Following negotiations, KAF to stay
Students used to a daily fix of brie and apple sandwiches, handmade marshmallows and skim milk mochas won’t have to adjust their eating habits after all, as King Arthur Flour’s Baker-Berry Library cafe will remain open, following negotiations with the College.
Director of retail operations John Tunnicliffe, who oversees the company’s locations on campus and in Norwich, said they worked with the College this summer to address limited on-site space and storage capacity, and are finalizing a new contract this fall that will take effect in 2015.
Representatives of both parties will meet at the end of the month to determine the length of the renewed lease and other details of the cafe’s working relationship with Dartmouth, said vice president of campus planning Lisa Hogarty, who has been involved in negotiations.
For the remainder of the fall, the cafe will operate under its existing contract with the College, Tunnicliffe said.
The College has no oversight over the cafe’s menu, so it can offer as many sandwich varieties as its managers deem appropriate, Tunnicliffe said. Offerings will remain essentially the same, he said.
Both Tunnicliffe and Hogarty said that King Arthur Flour’s greatest concern at the beginning of negotiations in June was the limited space in Baker-Berry library and how it compared to the cafe’s volume of business.
Calling King Arthur Flour’s previous library operating space “incredibly small,” Hogarty said the College has allotted them about 250 additional square feet, including expanded refrigeration space for milk and ice in the library’s basement and a closet on the library’s mezzanine where they can store dry goods and employees’ personal items. The change involved no major renovations, and King Arthur Flour’s rent has not increased.
The additional storage also allows King Arthur Flour to make fewer deliveries to its Baker-Berry location — two deliveries a day instead of three or four — alleviating difficulties associated with traffic and parking, Tunnicliffe said.
Fewer deliveries, he added, also allows King Arthur Flour to reduce its environmental footprint, which he said was a company priority.
Tunnicliffe called the discussions a “learning experience” for both parties.
During a visit to the company’s Norwich location, Hogarty said she and executive vice president and chief financial officer Rick Mills sought to understand the King Arthur Flour’s “pinch points” and plan for an evolving relationship with Dartmouth.
One potential change would involve adding more seating to the cafe area, likely in time for the winter term, Hogarty said.
Both King Arthur Flour and Dartmouth representatives were highly interested in keeping the cafe’s library location open, Tunnicliffe said.
“From an economic development perspective, the better all the businesses do, the better it is for the region,” Hogarty said. “Certainly, selfishly, an operation like this is fantastic for the Dartmouth community.”
When the Baker-Berry cafe opened for the term on Monday morning, Tunnicliffe said, students lined up and faculty members applauded.
“We feel like it’s a win for the College and it’s a win for us,” he said.

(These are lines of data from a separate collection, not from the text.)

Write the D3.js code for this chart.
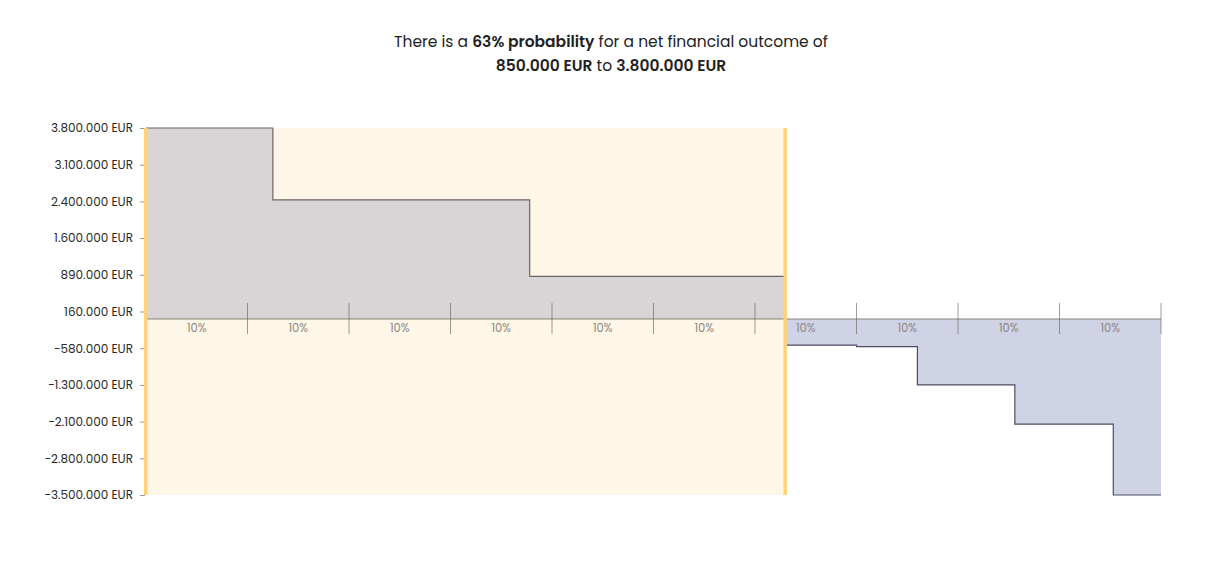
<!DOCTYPE html>
<html>
<head>
  <meta charset="utf-8">
  <script src="https://cdn.jsdelivr.net/npm/d3@7"></script>
  <style>
    body { margin: 0; background: #fff; }
    svg { display: block; font-family: Poppins, Inter, "Open Sans", sans-serif; }
  </style>
</head>
<body>
<script>
  // cumulative probability (%) where each outcome step starts, plus the final 100
  var probBreaks = [0, 12.5, 37.8, 63, 70, 76, 85.6, 95.3, 100];
  // net financial outcome (EUR) for each step
  var outcomes = [3800000, 2370000, 850000, -520000, -550000, -1310000, -2090000, -3500000];
  // y-axis tick labels (EUR), top to bottom
  var yTickValues = [3800000, 3100000, 2400000, 1600000, 890000, 160000,
                     -580000, -1300000, -2100000, -2800000, -3500000];
  // x-axis segments
  var segLabels = ["10%", "10%", "10%", "10%", "10%", "10%", "10%", "10%", "10%", "10%"];
  var highlightProb = 63;

  function draw() {
    "use strict";
    var width = 1226,
        height = 584,
        plotLeft = 146, plotRight = 1161,
        plotTop = 128, plotBottom = 495;

    var svg = d3.select("body").append("svg")
        .attr("width", width)
        .attr("height", height);

    var eur = d3.formatLocale({ decimal: ",", thousands: ".", grouping: [3], currency: ["", " EUR"] })
        .format("$,.0f");

    /* title */
    var title = svg.append("text")
        .attr("text-anchor", "middle")
        .attr("font-size", 15.5)
        .attr("fill", "#222");
    var l1 = title.append("tspan").attr("x", 611).attr("y", 47);
    l1.append("tspan").text("There is a ");
    l1.append("tspan").attr("font-weight", 600).text(highlightProb + "% probability");
    l1.append("tspan").text(" for a net financial outcome of");
    var l2 = title.append("tspan").attr("x", 611).attr("y", 71);
    l2.append("tspan").attr("font-weight", 600).text(eur(outcomes[2]));
    l2.append("tspan").text(" to ");
    l2.append("tspan").attr("font-weight", 600).text(eur(outcomes[0]));

    /* scales */
    var x = d3.scaleLinear().domain([0, 100]).range([plotLeft, plotRight]);
    var y = d3.scaleLinear().domain([d3.min(outcomes), d3.max(outcomes)]).range([plotBottom, plotTop]);
    var yTicks = d3.scalePoint().domain(yTickValues).range([plotTop, plotBottom]);

    /* highlighted probability band */
    svg.append("rect")
        .attr("x", x(0))
        .attr("y", plotTop)
        .attr("width", x(highlightProb) - x(0))
        .attr("height", plotBottom - plotTop)
        .attr("fill", "#fef6e6");

    /* step points */
    var pts = outcomes.map(function (v, i) { return { p: probBreaks[i], v: v }; });
    var posPts = pts.filter(function (d) { return d.v > 0; });
    var negPts = pts.filter(function (d) { return d.v <= 0; });
    posPts.push({ p: negPts[0].p, v: posPts[posPts.length - 1].v });
    negPts.push({ p: 100, v: negPts[negPts.length - 1].v });

    var area = d3.area()
        .curve(d3.curveStepAfter)
        .x(function (d) { return x(d.p); })
        .y0(y(0))
        .y1(function (d) { return y(d.v); });
    var line = d3.line()
        .curve(d3.curveStepAfter)
        .x(function (d) { return x(d.p); })
        .y(function (d) { return y(d.v); });

    svg.append("path").attr("d", area(posPts)).attr("fill", "#d9d4d5");
    svg.append("path").attr("d", area(negPts)).attr("fill", "#d0d2e6");
    svg.append("path").attr("d", line(posPts))
        .attr("fill", "none").attr("stroke", "#6e6667").attr("stroke-width", 1.2);
    svg.append("path").attr("d", line(negPts))
        .attr("fill", "none").attr("stroke", "#4e4d63").attr("stroke-width", 1.2);

    /* x axis on zero line */
    var xg = svg.append("g").attr("transform", "translate(0," + y(0) + ")");
    xg.append("line")
        .attr("x1", x(0)).attr("x2", x(100))
        .attr("stroke", "#7a7468").attr("stroke-opacity", 0.6).attr("stroke-width", 1.5);
    xg.selectAll(".xt")
      .data(segLabels)
      .enter()
      .append("line")
        .attr("x1", function (d, i) { return x((i + 1) * 100 / segLabels.length); })
        .attr("x2", function (d, i) { return x((i + 1) * 100 / segLabels.length); })
        .attr("y1", -16)
        .attr("y2", 15)
        .attr("stroke", "#6e6658")
        .attr("stroke-opacity", 0.65);
    xg.selectAll(".xl")
      .data(segLabels)
      .enter()
      .append("text")
        .attr("x", function (d, i) { return x((i + 0.5) * 100 / segLabels.length); })
        .attr("y", 12.5)
        .attr("text-anchor", "middle")
        .attr("font-size", 11.5)
        .attr("fill", "#8c8884")
        .text(function (d) { return d; });

    /* y axis */
    var yg = svg.append("g")
        .attr("transform", "translate(" + (plotLeft - 1) + ",0)")
        .call(d3.axisLeft(yTicks).tickSize(5).tickPadding(7).tickFormat(eur));
    yg.select(".domain").remove();
    yg.selectAll(".tick line").attr("stroke", "#999");
    yg.selectAll(".tick text")
        .attr("font-family", "Poppins, Inter, sans-serif")
        .attr("font-size", 12)
        .attr("fill", "#2a2a2a");

    /* yellow edges of highlighted band */
    [0, highlightProb].forEach(function (p) {
      svg.append("rect")
          .attr("x", x(p) - 2)
          .attr("y", plotTop)
          .attr("width", 3.5)
          .attr("height", plotBottom - plotTop)
          .attr("fill", "#fdd27e");
    });
  }

  draw();
</script>
</body>
</html>
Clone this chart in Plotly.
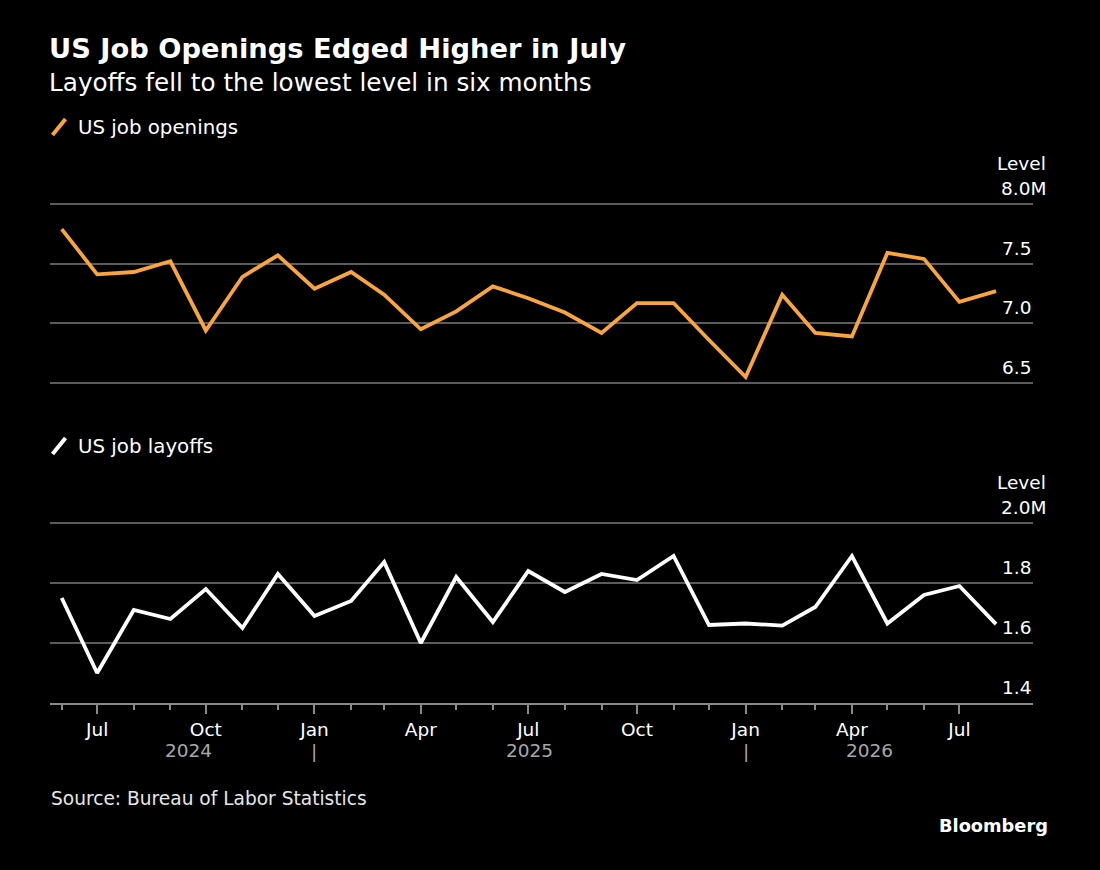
import plotly.graph_objects as go

# ---------------- data ----------------
months = ["2024-06-01", "2024-07-01", "2024-08-01", "2024-09-01", "2024-10-01", "2024-11-01",
          "2024-12-01", "2025-01-01", "2025-02-01", "2025-03-01", "2025-04-01", "2025-05-01",
          "2025-06-01", "2025-07-01", "2025-08-01", "2025-09-01", "2025-10-01", "2025-11-01",
          "2025-12-01", "2026-01-01", "2026-02-01", "2026-03-01", "2026-04-01", "2026-05-01",
          "2026-06-01", "2026-07-01", "2026-08-01"]
openings = [7.79, 7.41, 7.43, 7.52, 6.94, 7.39, 7.57, 7.29, 7.43, 7.24, 6.95, 7.10,
            7.31, 7.21, 7.09, 6.92, 7.17, 7.17, 6.86, 6.55, 7.24, 6.92, 6.89, 7.59,
            7.54, 7.18, 7.27]
layoffs = [1.75, 1.50, 1.71, 1.68, 1.78, 1.65, 1.83, 1.69, 1.74, 1.87, 1.60, 1.82,
           1.67, 1.84, 1.77, 1.83, 1.81, 1.89, 1.66, 1.665, 1.658, 1.72, 1.89, 1.665,
           1.76, 1.79, 1.663]
open_ticks = [6.5, 7.0, 7.5, 8.0]
open_tick_text = ["6.5", "7.0", "7.5", "8.0"]
lay_ticks = [1.4, 1.6, 1.8, 2.0]
lay_tick_text = ["1.4", "1.6", "1.8", "2.0"]
month_tick_dates = months[:-1]
year_labels = ["2024", "2025", "2026"]
year_label_dates = ["2024-09-16", "2025-07-02", "2026-04-16"]
year_breaks = ["2025-01-01", "2026-01-01"]

title = "US Job Openings Edged Higher in July"
subtitle = "Layoffs fell to the lowest level in six months"
source = "Source: Bureau of Labor Statistics"

# ---------------- style ----------------
W, H = 1100, 870
FONT = "DejaVu Sans"
ORANGE = "#f9a43c"
WHITE = "#ffffff"
GRID = "#5c5c5c"
AXIS = "#8a8a8a"
GREY_TXT = "#a8a8a8"
TICK_SIZE = 18.5


def py(px):
    return (H - px) / H


def px_x(px):
    return (px - 50) / (1033 - 50)


x_range = ["2024-05-22 02:00", "2026-09-01 07:00"]

fig = go.Figure()
fig.add_trace(go.Scatter(x=months, y=openings, mode="lines", xaxis="x", yaxis="y",
                         line=dict(color=ORANGE, width=3.8), hoverinfo="x+y", showlegend=False))
fig.add_trace(go.Scatter(x=months, y=layoffs, mode="lines", xaxis="x2", yaxis="y2",
                         line=dict(color=WHITE, width=3.8), hoverinfo="x+y", showlegend=False))

annotations = []
# title / subtitle
annotations.append(dict(text="<b>" + title + "</b>", x=px_x(47), y=py(48), xref="paper", yref="paper",
                        xanchor="left", yanchor="middle", showarrow=False,
                        font=dict(family=FONT, size=27.3, color=WHITE)))
annotations.append(dict(text=subtitle, x=px_x(47), y=py(82), xref="paper", yref="paper",
                        xanchor="left", yanchor="middle", showarrow=False,
                        font=dict(family=FONT, size=24.7, color=WHITE)))
# legends
annotations.append(dict(text="US job openings", x=px_x(76), y=py(127), xref="paper", yref="paper",
                        xanchor="left", yanchor="middle", showarrow=False,
                        font=dict(family=FONT, size=19.8, color=WHITE)))
annotations.append(dict(text="US job layoffs", x=px_x(76), y=py(446), xref="paper", yref="paper",
                        xanchor="left", yanchor="middle", showarrow=False,
                        font=dict(family=FONT, size=19.8, color=WHITE)))

# y tick labels (right side, above gridlines)
for yref, ticks, texts in (("y", open_ticks, open_tick_text), ("y2", lay_ticks, lay_tick_text)):
    for i, (v, t) in enumerate(zip(ticks, texts)):
        top = i == len(ticks) - 1
        annotations.append(dict(text=t + ("M" if top else ""), x=1, y=v, xref="paper", yref=yref,
                                xanchor="right", yanchor="bottom", yshift=3,
                                xshift=15 if top else 0, showarrow=False,
                                font=dict(family=FONT, size=TICK_SIZE, color=WHITE)))
    annotations.append(dict(text="Level", x=1, y=ticks[-1], xref="paper", yref=yref,
                            xanchor="right", yanchor="bottom", yshift=28, xshift=15, showarrow=False,
                            font=dict(family=FONT, size=TICK_SIZE, color=WHITE)))

# year labels and separators
for lab, d in zip(year_labels, year_label_dates):
    annotations.append(dict(text=lab, x=d, y=py(750), xref="x2", yref="paper",
                            xanchor="center", yanchor="middle", showarrow=False,
                            font=dict(family=FONT, size=TICK_SIZE, color=GREY_TXT)))
for d in year_breaks:
    annotations.append(dict(text="|", x=d, y=py(751), xref="x2", yref="paper",
                            xanchor="center", yanchor="middle", showarrow=False,
                            font=dict(family=FONT, size=TICK_SIZE, color=GREY_TXT)))

# source and brand
annotations.append(dict(text=source, x=px_x(49), y=py(798), xref="paper", yref="paper",
                        xanchor="left", yanchor="middle", showarrow=False,
                        font=dict(family=FONT, size=18.6, color="#e6e6e6")))
annotations.append(dict(text="<b>Bloomberg</b>", x=px_x(1050), y=py(825), xref="paper", yref="paper",
                        xanchor="right", yanchor="middle", showarrow=False,
                        font=dict(family=FONT, size=17.8, color=WHITE)))

# legend icons (slanted strokes)
shapes = [
    dict(type="line", xref="paper", yref="paper", x0=px_x(52.5), y0=py(135), x1=px_x(65.5), y1=py(119),
         line=dict(color=ORANGE, width=4)),
    dict(type="line", xref="paper", yref="paper", x0=px_x(52.5), y0=py(454), x1=px_x(65.5), y1=py(438),
         line=dict(color=WHITE, width=4)),
]

fig.update_layout(
    width=W, height=H,
    paper_bgcolor="#000000", plot_bgcolor="#000000",
    margin=dict(l=50, r=W - 1033, t=0, b=0),
    showlegend=False,
    font=dict(family=FONT, color=WHITE),
    xaxis=dict(domain=[0, 1], anchor="y", type="date", range=x_range, showgrid=False,
               showline=False, ticks="", showticklabels=False, zeroline=False, fixedrange=True),
    yaxis=dict(domain=[py(384.19), py(202.81)], anchor="x", range=[6.49, 8.01],
               tickvals=open_ticks, showticklabels=False, showgrid=True, gridcolor=GRID,
               gridwidth=1.6, zeroline=False, showline=False, ticks="", fixedrange=True),
    xaxis2=dict(domain=[0, 1], anchor="y2", type="date", range=x_range, showgrid=False,
                showline=True, linecolor=AXIS, linewidth=2,
                ticks="outside", ticklen=9, tickwidth=2, tickcolor=AXIS,
                tick0="2024-01-01", dtick="M3", tickformat="%b",
                tickfont=dict(family=FONT, size=TICK_SIZE, color=WHITE), ticklabelstandoff=0,
                minor=dict(tickmode="array", tickvals=month_tick_dates, ticks="outside", ticklen=5,
                           tickwidth=2, tickcolor=AXIS, showgrid=False),
                zeroline=False, fixedrange=True),
    yaxis2=dict(domain=[py(703), py(521.5)], anchor="x2", range=[1.4, 2.005],
                tickvals=lay_ticks, showticklabels=False, showgrid=True, gridcolor=GRID,
                gridwidth=1.6, zeroline=False, showline=False, ticks="", fixedrange=True),
    annotations=annotations,
    shapes=shapes,
    hovermode="closest",
)

fig.write_html("out.html",
               config={"displayModeBar": False},
               post_script="document.body.style.margin='0';document.body.style.overflow='hidden';"
                           "document.body.style.background='#000';")
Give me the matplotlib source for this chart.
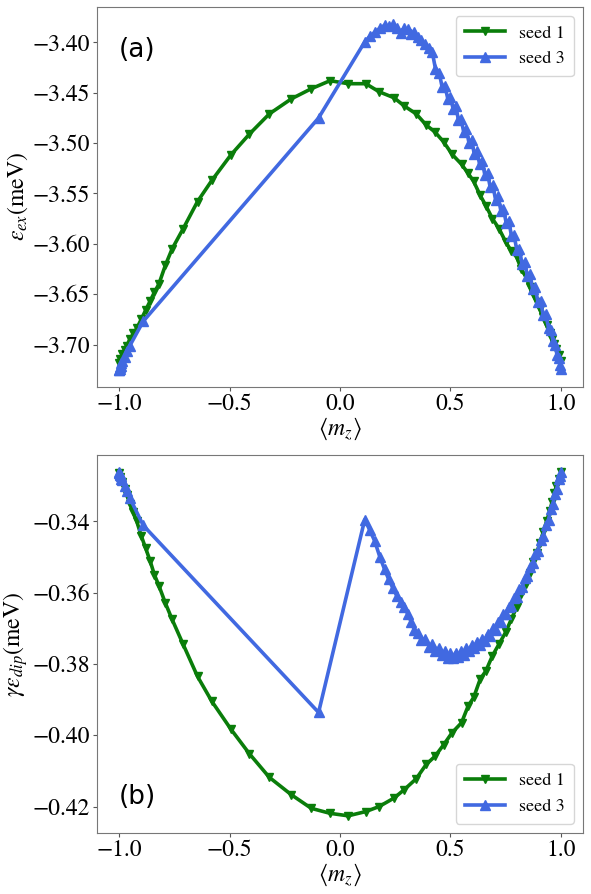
import numpy as np
import matplotlib
matplotlib.use("Agg")
import matplotlib.pyplot as plt

plt.rcParams['font.family'] = ['STIXGeneral', 'DejaVu Serif']
plt.rcParams['mathtext.fontset'] = 'stix'

# seed 1
m1 = [-1.0, -0.995, -0.985, -0.975, -0.965, -0.95, -0.935, -0.92, -0.90, -0.88,
      -0.86, -0.84, -0.82, -0.79, -0.76, -0.71, -0.645, -0.58, -0.495, -0.41,
      -0.32, -0.22, -0.13, -0.045, 0.037, 0.117, 0.177, 0.245, 0.29, 0.345,
      0.39, 0.43, 0.47, 0.507, 0.55, 0.58, 0.605, 0.635, 0.66, 0.69,
      0.72, 0.75, 0.775, 0.80, 0.82, 0.84, 0.86, 0.875, 0.89, 0.905,
      0.92, 0.935, 0.95, 0.96, 0.97, 0.98, 0.99, 1.0]
ex1 = [-3.718, -3.714, -3.709, -3.705, -3.701, -3.694, -3.689, -3.684, -3.675, -3.666,
       -3.657, -3.648, -3.640, -3.621, -3.605, -3.585, -3.558, -3.537, -3.512, -3.491,
       -3.471, -3.456, -3.446, -3.438, -3.441, -3.441, -3.449, -3.455, -3.463, -3.471,
       -3.482, -3.489, -3.499, -3.511, -3.521, -3.530, -3.538, -3.552, -3.562, -3.575,
       -3.585, -3.598, -3.607, -3.613, -3.625, -3.632, -3.643, -3.650, -3.658, -3.665,
       -3.673, -3.681, -3.689, -3.694, -3.699, -3.704, -3.710, -3.716]
dip1 = [-0.3265, -0.3275, -0.3290, -0.3310, -0.3325, -0.3350, -0.3375, -0.3400, -0.3440, -0.3475,
        -0.3510, -0.3550, -0.3580, -0.3630, -0.3675, -0.3745, -0.3835, -0.3905, -0.3982, -0.4052,
        -0.4118, -0.4167, -0.4205, -0.4219, -0.4226, -0.4214, -0.4200, -0.4176, -0.4153, -0.4122,
        -0.4082, -0.4059, -0.4026, -0.3993, -0.3965, -0.3918, -0.3894, -0.3842, -0.3820, -0.3777,
        -0.3744, -0.3711, -0.3675, -0.3640, -0.3605, -0.3575, -0.3545, -0.3515, -0.3490, -0.3460,
        -0.3430, -0.3400, -0.3370, -0.3345, -0.3320, -0.3300, -0.3280, -0.3262]

# seed 3
m3 = [-1.0, -0.999, -0.998, -0.996, -0.993, -0.99, -0.985, -0.975, -0.965, -0.951,
      -0.891, -0.097, 0.112, 0.135, 0.157, 0.18, 0.202, 0.22, 0.24, 0.258,
      0.276, 0.29, 0.307, 0.322, 0.337, 0.352, 0.366, 0.385, 0.404, 0.418,
      0.432, 0.449, 0.462, 0.475, 0.488, 0.5, 0.512, 0.524, 0.536, 0.548,
      0.56, 0.572, 0.584, 0.596, 0.608, 0.62, 0.632, 0.644, 0.656, 0.668,
      0.68, 0.692, 0.704, 0.716, 0.728, 0.74, 0.752, 0.764, 0.776, 0.788,
      0.8, 0.812, 0.824, 0.836, 0.848, 0.86, 0.872, 0.884, 0.896, 0.908,
      0.92, 0.932, 0.944, 0.954, 0.964, 0.974, 0.982, 0.99, 0.995, 1.0]
ex3 = [-3.725, -3.725, -3.724, -3.722, -3.721, -3.718, -3.716, -3.712, -3.706, -3.701,
       -3.677, -3.475, -3.3995, -3.394, -3.390, -3.386, -3.383, -3.384, -3.382, -3.386,
       -3.391, -3.386, -3.387, -3.392, -3.390, -3.395, -3.398, -3.402, -3.406, -3.410,
       -3.426, -3.430, -3.444, -3.443, -3.456, -3.454, -3.466, -3.463, -3.477, -3.476,
       -3.489, -3.486, -3.500, -3.497, -3.511, -3.508, -3.521, -3.518, -3.532, -3.530,
       -3.544, -3.542, -3.556, -3.553, -3.567, -3.565, -3.579, -3.577, -3.592, -3.591,
       -3.606, -3.605, -3.620, -3.618, -3.632, -3.630, -3.645, -3.643, -3.658, -3.657,
       -3.671, -3.670, -3.684, -3.686, -3.696, -3.700, -3.710, -3.713, -3.720, -3.724]
dip3 = [-0.3265, -0.3262, -0.3268, -0.3270, -0.3274, -0.3280, -0.3285, -0.3300, -0.3315, -0.3335,
        -0.3411, -0.3936, -0.3395, -0.3425, -0.3455, -0.3499, -0.3535, -0.3562, -0.3588, -0.3610,
        -0.3625, -0.3640, -0.3660, -0.3682, -0.3705, -0.3712, -0.3732, -0.3730, -0.3752, -0.3745,
        -0.3765, -0.3756, -0.3775, -0.3765, -0.3782, -0.3770, -0.3783, -0.3768, -0.3781, -0.3764,
        -0.3774, -0.3756, -0.3765, -0.3748, -0.3756, -0.3738, -0.3746, -0.3729, -0.3736, -0.3716,
        -0.3722, -0.3700, -0.3704, -0.3683, -0.3683, -0.3660, -0.3660, -0.3640, -0.3638, -0.3616,
        -0.3613, -0.3590, -0.3585, -0.3560, -0.3552, -0.3528, -0.3518, -0.3492, -0.3482, -0.3452,
        -0.3440, -0.3410, -0.3395, -0.3365, -0.3350, -0.3322, -0.3308, -0.3282, -0.3274, -0.3262]

c1 = '#0a7d0a'
c3 = 'royalblue'

fig = plt.figure(figsize=(5.91, 8.94), dpi=100)
ax1 = fig.add_axes([97 / 591, 1 - 387 / 894, 486 / 591, 380 / 894])
ax2 = fig.add_axes([97 / 591, 1 - 833 / 894, 486 / 591, 378 / 894])

for ax, y1, y3, lab, yl, loc in [
        (ax1, ex1, ex3, '(a)', r'$\varepsilon_{ex}$(meV)', 'upper right'),
        (ax2, dip1, dip3, '(b)', r'$\gamma\varepsilon_{dip}$(meV)', 'lower right')]:
    ax.plot(m1, y1, color=c1, marker='v', ms=6, lw=2.6, label='seed 1')
    ax.plot(m3, y3, color=c3, marker='^', ms=6.5, lw=2.6, label='seed 3')
    ax.set_xlabel(r'$\langle m_z \rangle$', fontsize=17, labelpad=0)
    ax.set_ylabel(yl, fontsize=17, labelpad=2)
    ax.tick_params(labelsize=17, length=3, color='#555555', pad=2)
    for s in ax.spines.values():
        s.set_color('#777777')
    ax.set_xticks([-1.0, -0.5, 0.0, 0.5, 1.0])
    ax.legend(loc=loc, fontsize=13, numpoints=1, handlelength=2.2, borderpad=0.5)
    ty = 0.887 if lab == '(a)' else 0.095
    ax.text(0.045, ty, lab, transform=ax.transAxes, fontsize=19,
            family='DejaVu Sans', va='center', ha='left')

ax1.set_yticks([-3.40, -3.45, -3.50, -3.55, -3.60, -3.65, -3.70])
ax2.set_yticks([-0.34, -0.36, -0.38, -0.40, -0.42])

fig.savefig('out.png', dpi=100)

This summer, retail and cafe operations director Kelly Mousley said King Arthur Flour would likely close its campus location in December due to tension over whether the cafe could extend its menu offerings beyond coffee and pastries. Both Hogarty and Tunnicliffe, however, said no negotiations about the menu or competition with the Dartmouth Dining Services-operated Novack Cafe have taken place this year.
“I’m not clear on how that misinformation got out there,” Hogarty said. “As far as we’re concerned, the menu and the offerings that they’ve put out are excellent and are diversified and good for their business, which makes it good for us.”
The success of King Arthur Flour’s flagship cafe in Norwich, combined with the expanded library menu launched over a year ago, placed too great a strain on the company’s production capacity, so the company decided to scale back by removing sandwiches and other items, Tunnicliffe said. While its bottom line took a hit from the decision, the cafe could have continued operating with only coffee and pastries. Since the company began leasing spaced in White River Junction last year, however, it has restored the expanded menu.
KAF’s original contract with the College, which began in 2011, prevented the cafe from selling food, bottled beverages and other products that overlapped with those offered at Novack.
Of 30 students surveyed by The Dartmouth, 23 responded that they were extremely satisfied or satisfied that KAF is remaining open at the College, and six students said that they had a neutral reaction.
Only one respondent stated that he was extremely unsatisfied that the King Arthur Flour will continue operating on campus. This respondent, a male member of the Class of 2016, said that he would have liked to see King Arthur Flour replaced with a more affordable option.